Despite its role, calcitonin is not the main long-term regulator; if the thyroid gland is removed, calcium levels stay normal due to PTH's dominant regulation.

Paraythroid glands

parathyroid hormone (PTH) is produced by the parathyroid glands, which are separate small glands located behind or near the thyroid gland, not inside it.

- So even if the thyroid gland is removed, the parathyroid glands usually remain intact and keep producing PTH to regulate blood calcium levels

Hypoparathyroidism

Condition where parathyroid glands produce insufficient hormone, lowering blood calcium by reducing calcium release from bones.

• Bone strength remains normal despite low blood calcium levels.

removed parathyroid gland leading to untreated hypoparathyroidism symptoms

Muscle spasms (tetany) and death due to low calcium.

• Treating with actual PTH isn't ideal because it's expensive and the body can develop antibodies against it.

• Instead patients are usually given very high doses of vitamin D (100000 units a day) and 1-2 grams of calcium a day to keep calcium levels in the normal range. 

Hyperparathyroidism

Condition where parathyroid glands produce excess hormone, often due to tumor, leading too much calcium and phosphate levels decrease.

• when its mild, the body builds bone fast enough to balance breakdown, but extra calcium and phosphate in the blood may cause kidney stones.

• when its severe, Bone is broken down faster than rebuilt, leading to weak bones prone to fractures. Blood calcium becomes very high leading to slowed reflexes and heart problems.

Rickets

Childhood disease caused by vitamin D deficiency leading to low calcium and phosphate in blood, resulting in bone problems.

Role of parathyroid hormone in rickets

Maintains blood calcium by releasing calcium from bones but increases phosphate loss through urine.

Adult Rickets (Osteomalacia)

A bone disease in adults caused by vitamin D or calcium deficiency, often due to fat malabsorption.

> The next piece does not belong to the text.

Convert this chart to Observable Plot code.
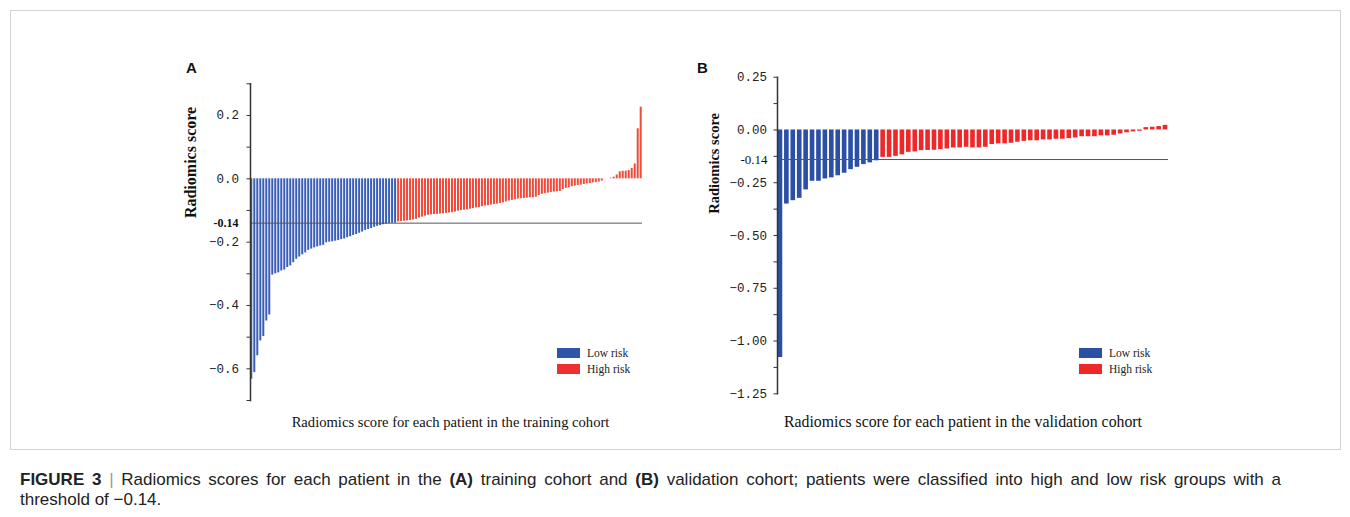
<!DOCTYPE html>
<html><head><meta charset="utf-8">
<script src="https://cdn.jsdelivr.net/npm/d3@7"></script>
<script src="https://cdn.jsdelivr.net/npm/@observablehq/plot@0.6"></script>
<style>
body{margin:0;background:#fff;}
#root{position:relative;width:1350px;height:517px;overflow:hidden;background:#fff;}
.frame{position:absolute;left:10px;top:10px;width:1331px;height:440px;border:1px solid #d4d4d4;box-sizing:border-box;}
.panel{position:absolute;}
.letter{position:absolute;font:bold 15px "Liberation Sans",Arial,sans-serif;color:#111;}
.legend{position:absolute;font:11.5px "Liberation Serif",serif;color:#222;}
.legend .row{display:flex;align-items:center;height:16px;}
.legend .sw{width:23px;height:10px;margin-right:7px;}
.caption{position:absolute;left:20px;top:470px;font:17px "Liberation Sans",Arial,sans-serif;line-height:20px;color:#222;}
.caption .l1{width:1261px;text-align:justify;text-align-last:justify;white-space:nowrap;}
.caption .l2{white-space:nowrap;}
.caption .sep{color:#999;}
</style></head><body><div id="root">
<div class="frame"></div>
<div class="letter" style="left:186px;top:59px;">A</div>
<div class="letter" style="left:697px;top:59px;">B</div>
<div id="pa" class="panel" style="left:170px;top:60px;"></div>
<div id="pb" class="panel" style="left:690px;top:60px;"></div>
<div id="la" class="legend" style="left:557px;top:345px;"></div>
<div id="lb" class="legend" style="left:1079px;top:345px;"></div>
<div class="caption"><div class="l1"><b>FIGURE 3</b> <span class="sep">|</span> Radiomics scores for each patient in the <b>(A)</b> training cohort and <b>(B)</b> validation cohort; patients were classified into high and low risk groups with a</div><div class="l2">threshold of −0.14.</div></div>
</div>
<script>
// ---- data ----
const groups = ["Low risk", "High risk"];
const threshold = -0.14;
const thresholdLabel = "-0.14";
const yLabel = "Radiomics score";
const xLabelA = "Radiomics score for each patient in the training cohort";
const xLabelB = "Radiomics score for each patient in the validation cohort";

const trainLow = [-0.633, -0.612, -0.559, -0.512, -0.498, -0.449, -0.43, -0.304, -0.30, -0.297,
  -0.291, -0.288, -0.28, -0.275, -0.265, -0.254, -0.247, -0.24, -0.234, -0.226,
  -0.222, -0.218, -0.215, -0.212, -0.21, -0.202, -0.200, -0.199, -0.197, -0.195,
  -0.192, -0.19, -0.186, -0.183, -0.179, -0.176, -0.172, -0.168, -0.163, -0.16,
  -0.157, -0.153, -0.15, -0.148, -0.145, -0.143, -0.141, -0.14, -0.14];
const trainHigh = [-0.136, -0.135, -0.134, -0.133, -0.132, -0.130, -0.128, -0.124, -0.121, -0.118,
  -0.115, -0.114, -0.113, -0.112, -0.111, -0.110, -0.109, -0.108, -0.107, -0.105,
  -0.102, -0.100, -0.099, -0.098, -0.096, -0.094, -0.092, -0.091, -0.088, -0.086,
  -0.085, -0.083, -0.081, -0.080, -0.078, -0.076, -0.073, -0.070, -0.068, -0.066,
  -0.064, -0.063, -0.062, -0.061, -0.060, -0.060, -0.058, -0.053, -0.049, -0.047,
  -0.045, -0.043, -0.042, -0.041, -0.040, -0.034, -0.030, -0.028, -0.025, -0.023,
  -0.021, -0.020, -0.018, -0.016, -0.015, -0.013, -0.012, -0.010, -0.007,
  0, 0, 0.002, 0.005, 0.012, 0.022, 0.024, 0.024, 0.026, 0.033, 0.047, 0.158, 0.226];

const validLow = [-1.078, -0.351, -0.335, -0.324, -0.284, -0.243, -0.243, -0.232, -0.227, -0.217,
  -0.205, -0.188, -0.177, -0.164, -0.156, -0.146];
const validHigh = [-0.13, -0.13, -0.125, -0.118, -0.106, -0.104, -0.098, -0.097, -0.096, -0.093,
  -0.090, -0.085, -0.085, -0.082, -0.085, -0.085, -0.082, -0.069, -0.066, -0.066,
  -0.063, -0.058, -0.054, -0.051, -0.051, -0.047, -0.047, -0.044, -0.044, -0.041,
  -0.038, -0.032, -0.032, -0.032, -0.028, -0.028, -0.025, -0.019, -0.013, -0.009,
  -0.006, 0.011, 0.013, 0.016, 0.022];

const majorA = [0.2, 0, -0.2, -0.4, -0.6];
const minorA = [0.3, 0.1, -0.1, -0.3, -0.5, -0.7];
const majorB = [0.25, 0, -0.25, -0.5, -0.75, -1.0, -1.25];
const minorB = [0.125, -0.125, -0.375, -0.625, -0.875, -1.125];

// ---- helpers ----
function table(low, high) {
  return low.map((v, i) => ({i, v, g: groups[0]}))
    .concat(high.map((v, j) => ({i: low.length + j, v, g: groups[1]})));
}
const fmt = (digits) => (d) => (d < 0 ? "\u2212" : "") + Math.abs(d).toFixed(digits);

function panel(o) {
  const data = table(o.low, o.high);
  return Plot.plot({
    width: 500, height: 380,
    marginLeft: o.ml, marginRight: o.mr, marginTop: o.mt, marginBottom: o.mb,
    x: {type: "band", domain: d3.range(data.length), paddingInner: o.pad, paddingOuter: 0.1, round: false, axis: null},
    y: {domain: o.domain, label: null},
    color: {domain: groups, range: o.colors},
    style: {fontFamily: "'Liberation Mono', monospace", fontSize: "12.5px", color: "#222", background: "transparent"},
    marks: [
      Plot.barY(data, {x: "i", y: "v", fill: "g"}),
      Plot.ruleY([threshold], {stroke: "#555", strokeWidth: 1}),
      Plot.frame({anchor: "left", stroke: "#333", strokeWidth: 1.5}),
      Plot.axisY(o.major, {tickSize: o.tickSize, tickPadding: o.tickPad, tickFormat: o.fmt, stroke: "#333", fill: "#222"}),
      Plot.axisY(o.minor, {tickSize: o.tickSize, tickFormat: () => "", stroke: "#333"}),
      Plot.text([thresholdLabel], {text: d => d, y: () => threshold, frameAnchor: "left", dx: o.thrDx, textAnchor: "end",
        fontFamily: "'Liberation Serif', serif", fontWeight: o.thrWeight, fontSize: o.thrSize, fill: "#111"}),
      Plot.text([yLabel], {text: d => d, y: () => o.yLabelAt, frameAnchor: "left", dx: o.yLabelDx, rotate: -90,
        fontFamily: "'Liberation Serif', serif", fontWeight: "bold", fontSize: o.yLabelSize, fill: "#111"}),
      Plot.text([o.xLabel], {text: d => d, frameAnchor: "bottom", dy: o.xLabelDy, dx: o.xLabelDx,
        fontFamily: "'Liberation Serif', serif", fontSize: o.xLabelSize, fill: "#111"})
    ]
  });
}

document.getElementById("pa").append(panel({
  low: trainLow, high: trainHigh, domain: [-0.7, 0.3],
  ml: 80, mr: 28, mt: 23.3, mb: 40, pad: 0.33, tickSize: 3.5, tickPad: 8,
  colors: ["#3b5fb8", "#f04a3a"], major: majorA, minor: minorA, fmt: fmt(1),
  thrWeight: "bold", thrSize: 12, thrDx: -12, yLabelAt: -0.124, yLabelDx: -60, yLabelSize: 16,
  xLabel: xLabelA, xLabelDx: 4, xLabelDy: 26, xLabelSize: 14.6
}));
document.getElementById("pb").append(panel({
  low: validLow, high: validHigh, domain: [-1.25, 0.25],
  ml: 87, mr: 22, mt: 16.7, mb: 46.7, pad: 0.28, tickSize: 3.5, tickPad: 7,
  colors: ["#2a4fa5", "#ee2828"], major: majorB, minor: minorB, fmt: fmt(2),
  thrWeight: "normal", thrSize: 13, thrDx: -10, yLabelAt: -0.397, yLabelDx: -63, yLabelSize: 14.5,
  xLabel: xLabelB, xLabelDx: -10, xLabelDy: 33, xLabelSize: 15.8
}));

function legend(id, colors) {
  const el = document.getElementById(id);
  groups.forEach((g, k) => {
    const row = document.createElement("div"); row.className = "row";
    const sw = document.createElement("div"); sw.className = "sw"; sw.style.background = colors[k];
    const t = document.createElement("span"); t.textContent = g;
    row.append(sw, t); el.append(row);
  });
}
legend("la", ["#2e55aa", "#ef3030"]);
legend("lb", ["#2a4fa5", "#ee2828"]);
</script>
</body></html>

• vitamin D is fat soluble and is lost with fat in feces and calcium also lost bc it binds to unabsorbed fats

• might be caused by too much castor oil intake

Renal rickets

Caused by long term kidney damage, the kidneys fail to produce the active form of vitamin D, which is needed for absorption of calcium and phosphate.

Osteoporosis

Happens when there is a loss of the bone's structural framework (the organic matrix) not because of problems with calcium levels, in this condition osteoblasts arent working as much as they should so new bone isnt made fast enough. 

Causes of osteoporosis

lack of physical activity, poor nutrition (need more protein), vitamin C deficiency (needed for cells to make material between cells like bone), postmenopause (estrogen levels drop so less stimulation of osteoblasts), Aging (growth hormone declines), cushing’s disease (high levels of stress hormones reduce protein production and bran down existing protein)